# How often do you worm your horses



## Quartz (25 September 2010)

As the title really, just want to know how many times you worm your horses.  Do you do 2 or 4 times a year?


----------



## marinitagsd (25 September 2010)

Normally every 3 months, using Equest and then Pramox  n vice versa but just ordered an egg worm count kit for both my girls to check whats going on. As I only have 2 horses on my own land, maybe they don't need worming/chemicals as much so thought I would give it a go! Will let you know results.
x


----------



## Tiggy1 (25 September 2010)

Twice a year with equimax.
Have sheep and cattle cross grazing


----------



## christi (25 September 2010)

i use a 3 year minimalist worming prog  , and every worm count i do comes back  - neg for worms , its great . ive been using it for years now.


----------



## Shysmum (25 September 2010)

Equest and Equest Pramox, so four times a year. I was on a yard where no one else wormed, and got into this routine to protect him as best I could. Now I've moved, I'm still going with it, but will start the egg counts soon. 

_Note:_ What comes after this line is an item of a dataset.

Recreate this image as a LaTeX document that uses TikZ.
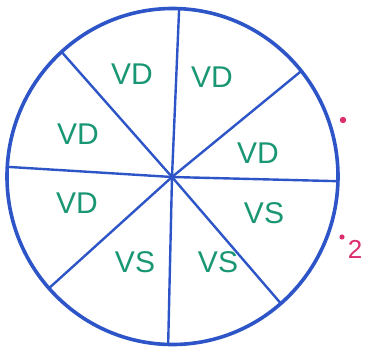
\documentclass[tikz,border=0pt]{standalone}
\usepackage{fontspec}
\setmainfont{Liberation Sans}
\usetikzlibrary{calc}
\definecolor{penblue}{RGB}{45,85,200}
\definecolor{pengreen}{RGB}{25,150,115}
\definecolor{penpink}{RGB}{220,45,110}
\begin{document}
\begin{tikzpicture}[x=1pt,y=-1pt,
  rim/.style={draw=penblue,line width=3.6pt},
  spoke/.style={draw=penblue,line width=2.4pt,line cap=round},
  lbl/.style={text=pengreen,font=\fontsize{30}{30}\selectfont,inner sep=0pt}]
\useasboundingbox (0,0) rectangle (365,351);
\fill[white] (0,0) rectangle (365,351);
\coordinate (o) at (172.5,176.5);
\coordinate (c) at (172,177);
\foreach \n/\a in {p1/272.3,p2/-38.9,p3/1.6,p4/49.1,p5/91.5,p6/138.3,p7/183.3,p8/227.9}
  \coordinate (\n) at ($(o)+(\a:165.5 and 168)$);
\foreach \p in {p1,p2,p3,p4,p5,p6,p7,p8} \draw[spoke] (c) -- (\p);
\draw[rim] (o) ellipse [x radius=165.5, y radius=168];
\node[lbl] (l1) at (132,74) {VD};
\node[lbl] (l2) at (212,77) {VD};
\node[lbl] (l3) at (78,134) {VD};
\node[lbl] (l4) at (258,153) {VD};
\node[lbl] (l5) at (77,203) {VD};
\node[lbl] (l6) at (264,213) {VS};
\node[lbl] (l7) at (135,262) {VS};
\node[lbl] (l8) at (218,262) {VS};
\fill[penpink] (343,120) circle (3.2);
\fill[penpink] (342,237) circle (2.6);
\node[text=penpink,font=\fontsize{26}{26}\selectfont,inner sep=0pt] (two) at (355,249) {2};
\end{tikzpicture}
\end{document}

Don't want to use chemicals where they're not needed, and he gets garlic too, which is anthelmintic.  sm x


----------



## soloequestrian (25 September 2010)

Generally once per year for tapeworm, check redworm via egg count.


----------



## Sanolly (25 September 2010)

Twice year, autumn and spring


----------



## Maisy (25 September 2010)

I worm count and worm once a year, (would do more if a worm count was anything but low)

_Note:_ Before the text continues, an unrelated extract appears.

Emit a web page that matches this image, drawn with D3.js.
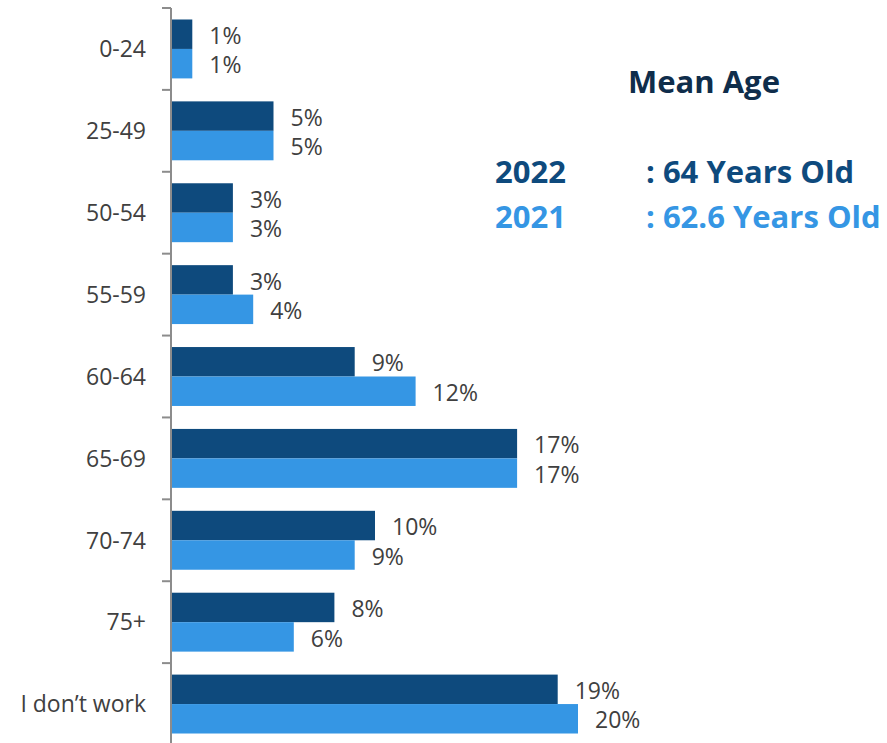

eta I worm count 3 monthly, but worm once a year!


----------



## kezimac (25 September 2010)

now for tapeworm, nov/dec for bots and small encysted redworm and then spring for tapeworm - rest of yr do diagnostic testing with poo samples - poo samples dont show tapeworm and should always do small redworm mid winter as its when they leave the gut


----------



## PeterNatt (25 September 2010)

Pick up the poos once every day.  Have regular 3 monthly worm counts. Worm for Tape worm and Encystead small red worm twice a year.


----------



## moses06 (25 September 2010)

Twice a year!


----------



## DanaHart (25 September 2010)

Twice a year - Spring and Autumn - poo pick regularly and worm count twice yearly


----------



## horsecrazy25 (25 September 2010)

Every 13 weeks - SO every 3 months x


----------